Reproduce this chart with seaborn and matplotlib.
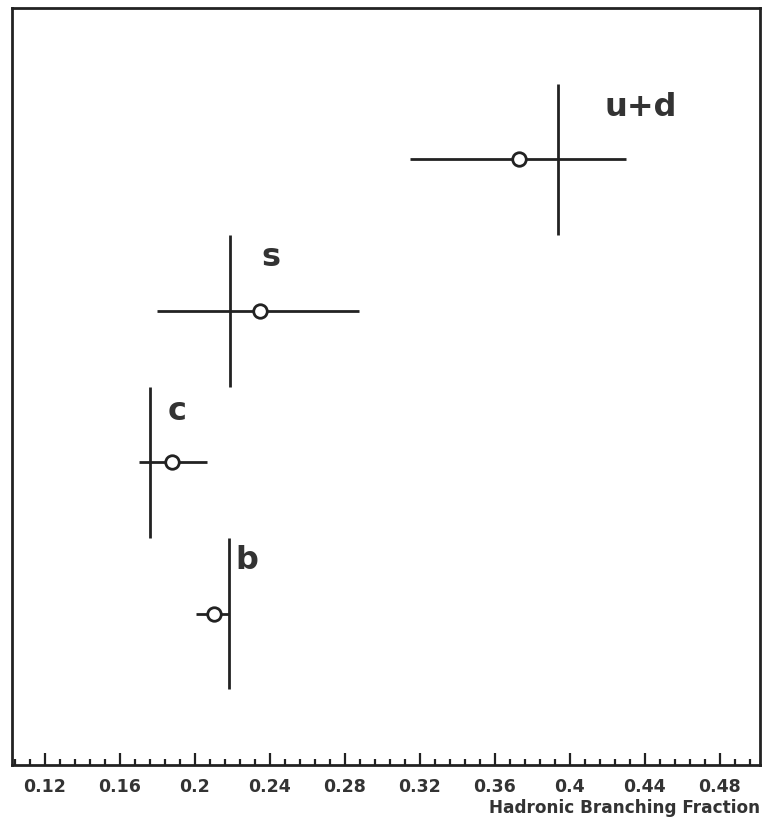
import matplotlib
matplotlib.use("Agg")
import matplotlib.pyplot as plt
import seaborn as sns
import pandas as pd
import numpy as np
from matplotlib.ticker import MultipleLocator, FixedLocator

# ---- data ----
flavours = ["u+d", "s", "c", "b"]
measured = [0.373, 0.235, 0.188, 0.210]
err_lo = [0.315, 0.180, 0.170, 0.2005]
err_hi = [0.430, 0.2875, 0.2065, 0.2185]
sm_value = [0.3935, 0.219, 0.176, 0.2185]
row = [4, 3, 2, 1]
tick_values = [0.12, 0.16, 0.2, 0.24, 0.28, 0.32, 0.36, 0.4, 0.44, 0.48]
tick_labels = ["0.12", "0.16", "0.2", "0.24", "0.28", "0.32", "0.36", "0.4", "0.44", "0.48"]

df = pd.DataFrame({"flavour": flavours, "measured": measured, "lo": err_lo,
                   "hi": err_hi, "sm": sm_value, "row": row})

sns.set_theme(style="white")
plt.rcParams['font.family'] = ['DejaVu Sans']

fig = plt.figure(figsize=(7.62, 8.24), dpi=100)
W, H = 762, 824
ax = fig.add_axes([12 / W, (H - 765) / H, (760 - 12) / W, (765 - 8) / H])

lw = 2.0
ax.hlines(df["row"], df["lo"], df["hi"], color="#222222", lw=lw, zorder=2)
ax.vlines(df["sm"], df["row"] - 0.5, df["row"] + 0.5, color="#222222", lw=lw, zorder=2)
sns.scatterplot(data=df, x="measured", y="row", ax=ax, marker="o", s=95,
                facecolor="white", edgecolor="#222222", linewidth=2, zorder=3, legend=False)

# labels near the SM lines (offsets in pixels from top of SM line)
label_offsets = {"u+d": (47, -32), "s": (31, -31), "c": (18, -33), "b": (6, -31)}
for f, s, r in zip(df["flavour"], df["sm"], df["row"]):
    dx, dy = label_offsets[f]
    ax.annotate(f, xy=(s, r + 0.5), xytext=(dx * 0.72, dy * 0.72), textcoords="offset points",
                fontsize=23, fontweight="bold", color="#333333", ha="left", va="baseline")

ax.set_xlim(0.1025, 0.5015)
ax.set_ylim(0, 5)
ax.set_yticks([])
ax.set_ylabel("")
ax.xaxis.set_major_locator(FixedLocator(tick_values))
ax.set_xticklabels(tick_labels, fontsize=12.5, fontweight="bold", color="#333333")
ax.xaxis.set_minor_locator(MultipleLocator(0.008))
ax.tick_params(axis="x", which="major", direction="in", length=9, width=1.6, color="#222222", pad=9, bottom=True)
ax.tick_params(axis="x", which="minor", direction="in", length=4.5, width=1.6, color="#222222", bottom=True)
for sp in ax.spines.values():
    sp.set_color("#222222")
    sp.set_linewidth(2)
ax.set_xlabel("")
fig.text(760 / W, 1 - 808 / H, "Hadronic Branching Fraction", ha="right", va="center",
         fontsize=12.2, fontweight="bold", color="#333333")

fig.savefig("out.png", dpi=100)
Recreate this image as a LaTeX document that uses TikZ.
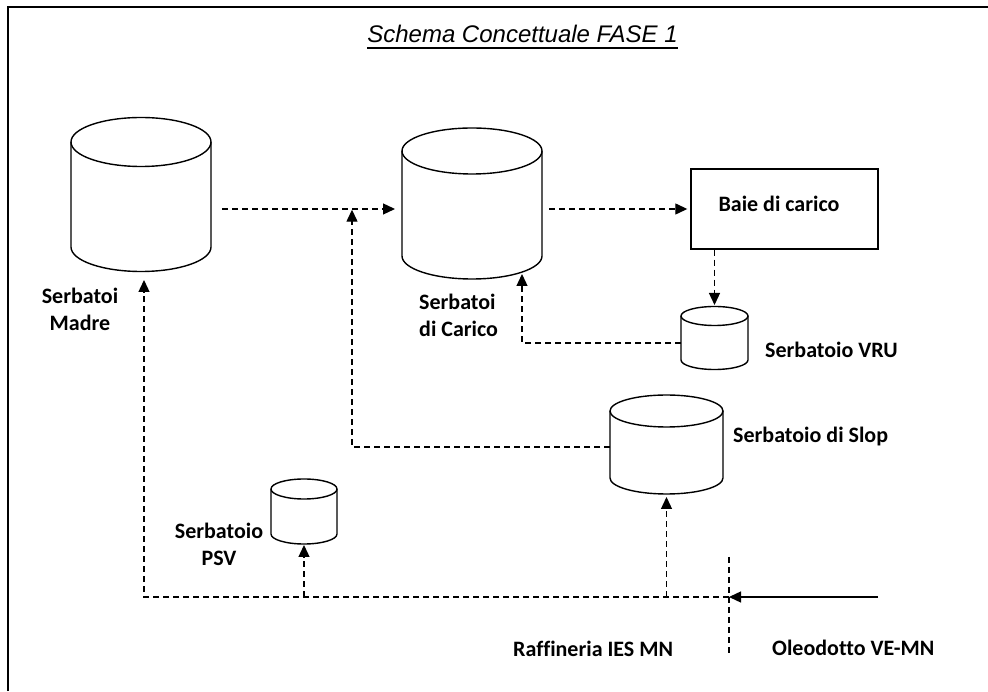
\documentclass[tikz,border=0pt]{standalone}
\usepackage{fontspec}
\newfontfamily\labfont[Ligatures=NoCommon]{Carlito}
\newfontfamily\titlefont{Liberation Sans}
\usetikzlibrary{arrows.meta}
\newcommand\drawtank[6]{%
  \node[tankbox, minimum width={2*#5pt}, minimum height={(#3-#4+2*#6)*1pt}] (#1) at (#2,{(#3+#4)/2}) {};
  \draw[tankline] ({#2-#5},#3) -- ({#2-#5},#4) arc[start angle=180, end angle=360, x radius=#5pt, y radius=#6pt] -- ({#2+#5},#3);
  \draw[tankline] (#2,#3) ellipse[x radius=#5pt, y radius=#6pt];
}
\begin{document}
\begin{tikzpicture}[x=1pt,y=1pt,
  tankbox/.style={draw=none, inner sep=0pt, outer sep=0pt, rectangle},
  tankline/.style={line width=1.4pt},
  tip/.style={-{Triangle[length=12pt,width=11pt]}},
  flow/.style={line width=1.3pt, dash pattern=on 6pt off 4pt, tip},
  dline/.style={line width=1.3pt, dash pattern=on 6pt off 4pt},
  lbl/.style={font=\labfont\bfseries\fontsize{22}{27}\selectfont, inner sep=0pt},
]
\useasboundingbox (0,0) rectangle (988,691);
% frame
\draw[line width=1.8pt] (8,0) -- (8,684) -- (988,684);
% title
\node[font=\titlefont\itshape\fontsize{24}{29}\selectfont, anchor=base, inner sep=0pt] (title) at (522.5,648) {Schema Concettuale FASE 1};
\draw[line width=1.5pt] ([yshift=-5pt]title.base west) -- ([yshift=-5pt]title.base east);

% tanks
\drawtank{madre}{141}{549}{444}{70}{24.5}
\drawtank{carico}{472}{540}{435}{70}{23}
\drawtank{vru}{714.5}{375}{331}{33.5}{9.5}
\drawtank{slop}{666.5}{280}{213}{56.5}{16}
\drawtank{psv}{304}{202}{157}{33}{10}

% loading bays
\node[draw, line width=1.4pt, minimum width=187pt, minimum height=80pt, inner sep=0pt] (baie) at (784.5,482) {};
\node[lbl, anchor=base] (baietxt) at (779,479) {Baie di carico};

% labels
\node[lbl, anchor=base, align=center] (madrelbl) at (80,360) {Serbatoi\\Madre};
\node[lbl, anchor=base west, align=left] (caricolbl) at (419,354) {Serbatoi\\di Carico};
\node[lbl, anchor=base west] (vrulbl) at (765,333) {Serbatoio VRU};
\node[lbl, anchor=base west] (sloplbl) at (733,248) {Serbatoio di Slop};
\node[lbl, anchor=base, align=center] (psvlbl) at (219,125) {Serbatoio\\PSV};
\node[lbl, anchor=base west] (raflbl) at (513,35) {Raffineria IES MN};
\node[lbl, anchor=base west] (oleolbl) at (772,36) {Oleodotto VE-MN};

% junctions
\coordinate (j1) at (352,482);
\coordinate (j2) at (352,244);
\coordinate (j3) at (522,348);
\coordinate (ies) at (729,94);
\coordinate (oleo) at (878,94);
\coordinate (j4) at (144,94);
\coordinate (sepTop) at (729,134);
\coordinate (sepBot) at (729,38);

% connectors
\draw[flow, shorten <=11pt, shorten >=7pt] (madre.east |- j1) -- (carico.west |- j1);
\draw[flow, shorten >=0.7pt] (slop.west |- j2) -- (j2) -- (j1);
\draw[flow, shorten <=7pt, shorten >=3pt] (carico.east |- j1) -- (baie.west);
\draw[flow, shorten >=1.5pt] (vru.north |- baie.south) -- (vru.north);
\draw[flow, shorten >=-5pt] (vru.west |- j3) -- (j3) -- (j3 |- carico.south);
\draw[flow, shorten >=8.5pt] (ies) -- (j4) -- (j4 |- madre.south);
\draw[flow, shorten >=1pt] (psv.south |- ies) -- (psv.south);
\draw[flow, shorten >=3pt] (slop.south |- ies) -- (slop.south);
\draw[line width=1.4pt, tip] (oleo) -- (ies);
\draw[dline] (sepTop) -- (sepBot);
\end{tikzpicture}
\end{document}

★ ★ ★ ★ ★ ★ ★

→ What you have to do
Write the entries above out in full, exactly, with no images.

→ Exercise answer
Reproduce this chart with seaborn and matplotlib.
import matplotlib
matplotlib.use("Agg")
import matplotlib.pyplot as plt
import seaborn as sns
import pandas as pd
import numpy as np
from matplotlib.ticker import MultipleLocator, FixedLocator

# ---- data ----
flavours = ["u+d", "s", "c", "b"]
measured = [0.373, 0.235, 0.188, 0.210]
err_lo = [0.315, 0.180, 0.170, 0.2005]
err_hi = [0.430, 0.2875, 0.2065, 0.2185]
sm_value = [0.3935, 0.219, 0.176, 0.2185]
row = [4, 3, 2, 1]
tick_values = [0.12, 0.16, 0.2, 0.24, 0.28, 0.32, 0.36, 0.4, 0.44, 0.48]
tick_labels = ["0.12", "0.16", "0.2", "0.24", "0.28", "0.32", "0.36", "0.4", "0.44", "0.48"]

df = pd.DataFrame({"flavour": flavours, "measured": measured, "lo": err_lo,
                   "hi": err_hi, "sm": sm_value, "row": row})

sns.set_theme(style="white")
plt.rcParams['font.family'] = ['DejaVu Sans']

fig = plt.figure(figsize=(7.62, 8.24), dpi=100)
W, H = 762, 824
ax = fig.add_axes([12 / W, (H - 765) / H, (760 - 12) / W, (765 - 8) / H])

lw = 2.0
ax.hlines(df["row"], df["lo"], df["hi"], color="#222222", lw=lw, zorder=2)
ax.vlines(df["sm"], df["row"] - 0.5, df["row"] + 0.5, color="#222222", lw=lw, zorder=2)
sns.scatterplot(data=df, x="measured", y="row", ax=ax, marker="o", s=95,
                facecolor="white", edgecolor="#222222", linewidth=2, zorder=3, legend=False)

# labels near the SM lines (offsets in pixels from top of SM line)
label_offsets = {"u+d": (47, -32), "s": (31, -31), "c": (18, -33), "b": (6, -31)}
for f, s, r in zip(df["flavour"], df["sm"], df["row"]):
    dx, dy = label_offsets[f]
    ax.annotate(f, xy=(s, r + 0.5), xytext=(dx * 0.72, dy * 0.72), textcoords="offset points",
                fontsize=23, fontweight="bold", color="#333333", ha="left", va="baseline")

ax.set_xlim(0.1025, 0.5015)
ax.set_ylim(0, 5)
ax.set_yticks([])
ax.set_ylabel("")
ax.xaxis.set_major_locator(FixedLocator(tick_values))
ax.set_xticklabels(tick_labels, fontsize=12.5, fontweight="bold", color="#333333")
ax.xaxis.set_minor_locator(MultipleLocator(0.008))
ax.tick_params(axis="x", which="major", direction="in", length=9, width=1.6, color="#222222", pad=9, bottom=True)
ax.tick_params(axis="x", which="minor", direction="in", length=4.5, width=1.6, color="#222222", bottom=True)
for sp in ax.spines.values():
    sp.set_color("#222222")
    sp.set_linewidth(2)
ax.set_xlabel("")
fig.text(760 / W, 1 - 808 / H, "Hadronic Branching Fraction", ha="right", va="center",
         fontsize=12.2, fontweight="bold", color="#333333")

fig.savefig("out.png", dpi=100)
Recreate this image as a LaTeX document that uses TikZ.
\documentclass[tikz,border=0pt]{standalone}
\usepackage{fontspec}
\newfontfamily\labfont[Ligatures=NoCommon]{Carlito}
\newfontfamily\titlefont{Liberation Sans}
\usetikzlibrary{arrows.meta}
\newcommand\drawtank[6]{%
  \node[tankbox, minimum width={2*#5pt}, minimum height={(#3-#4+2*#6)*1pt}] (#1) at (#2,{(#3+#4)/2}) {};
  \draw[tankline] ({#2-#5},#3) -- ({#2-#5},#4) arc[start angle=180, end angle=360, x radius=#5pt, y radius=#6pt] -- ({#2+#5},#3);
  \draw[tankline] (#2,#3) ellipse[x radius=#5pt, y radius=#6pt];
}
\begin{document}
\begin{tikzpicture}[x=1pt,y=1pt,
  tankbox/.style={draw=none, inner sep=0pt, outer sep=0pt, rectangle},
  tankline/.style={line width=1.4pt},
  tip/.style={-{Triangle[length=12pt,width=11pt]}},
  flow/.style={line width=1.3pt, dash pattern=on 6pt off 4pt, tip},
  dline/.style={line width=1.3pt, dash pattern=on 6pt off 4pt},
  lbl/.style={font=\labfont\bfseries\fontsize{22}{27}\selectfont, inner sep=0pt},
]
\useasboundingbox (0,0) rectangle (988,691);
% frame
\draw[line width=1.8pt] (8,0) -- (8,684) -- (988,684);
% title
\node[font=\titlefont\itshape\fontsize{24}{29}\selectfont, anchor=base, inner sep=0pt] (title) at (522.5,648) {Schema Concettuale FASE 1};
\draw[line width=1.5pt] ([yshift=-5pt]title.base west) -- ([yshift=-5pt]title.base east);

% tanks
\drawtank{madre}{141}{549}{444}{70}{24.5}
\drawtank{carico}{472}{540}{435}{70}{23}
\drawtank{vru}{714.5}{375}{331}{33.5}{9.5}
\drawtank{slop}{666.5}{280}{213}{56.5}{16}
\drawtank{psv}{304}{202}{157}{33}{10}

% loading bays
\node[draw, line width=1.4pt, minimum width=187pt, minimum height=80pt, inner sep=0pt] (baie) at (784.5,482) {};
\node[lbl, anchor=base] (baietxt) at (779,479) {Baie di carico};

% labels
\node[lbl, anchor=base, align=center] (madrelbl) at (80,360) {Serbatoi\\Madre};
\node[lbl, anchor=base west, align=left] (caricolbl) at (419,354) {Serbatoi\\di Carico};
\node[lbl, anchor=base west] (vrulbl) at (765,333) {Serbatoio VRU};
\node[lbl, anchor=base west] (sloplbl) at (733,248) {Serbatoio di Slop};
\node[lbl, anchor=base, align=center] (psvlbl) at (219,125) {Serbatoio\\PSV};
\node[lbl, anchor=base west] (raflbl) at (513,35) {Raffineria IES MN};
\node[lbl, anchor=base west] (oleolbl) at (772,36) {Oleodotto VE-MN};

% junctions
\coordinate (j1) at (352,482);
\coordinate (j2) at (352,244);
\coordinate (j3) at (522,348);
\coordinate (ies) at (729,94);
\coordinate (oleo) at (878,94);
\coordinate (j4) at (144,94);
\coordinate (sepTop) at (729,134);
\coordinate (sepBot) at (729,38);

% connectors
\draw[flow, shorten <=11pt, shorten >=7pt] (madre.east |- j1) -- (carico.west |- j1);
\draw[flow, shorten >=0.7pt] (slop.west |- j2) -- (j2) -- (j1);
\draw[flow, shorten <=7pt, shorten >=3pt] (carico.east |- j1) -- (baie.west);
\draw[flow, shorten >=1.5pt] (vru.north |- baie.south) -- (vru.north);
\draw[flow, shorten >=-5pt] (vru.west |- j3) -- (j3) -- (j3 |- carico.south);
\draw[flow, shorten >=8.5pt] (ies) -- (j4) -- (j4 |- madre.south);
\draw[flow, shorten >=1pt] (psv.south |- ies) -- (psv.south);
\draw[flow, shorten >=3pt] (slop.south |- ies) -- (slop.south);
\draw[line width=1.4pt, tip] (oleo) -- (ies);
\draw[dline] (sepTop) -- (sepBot);
\end{tikzpicture}
\end{document}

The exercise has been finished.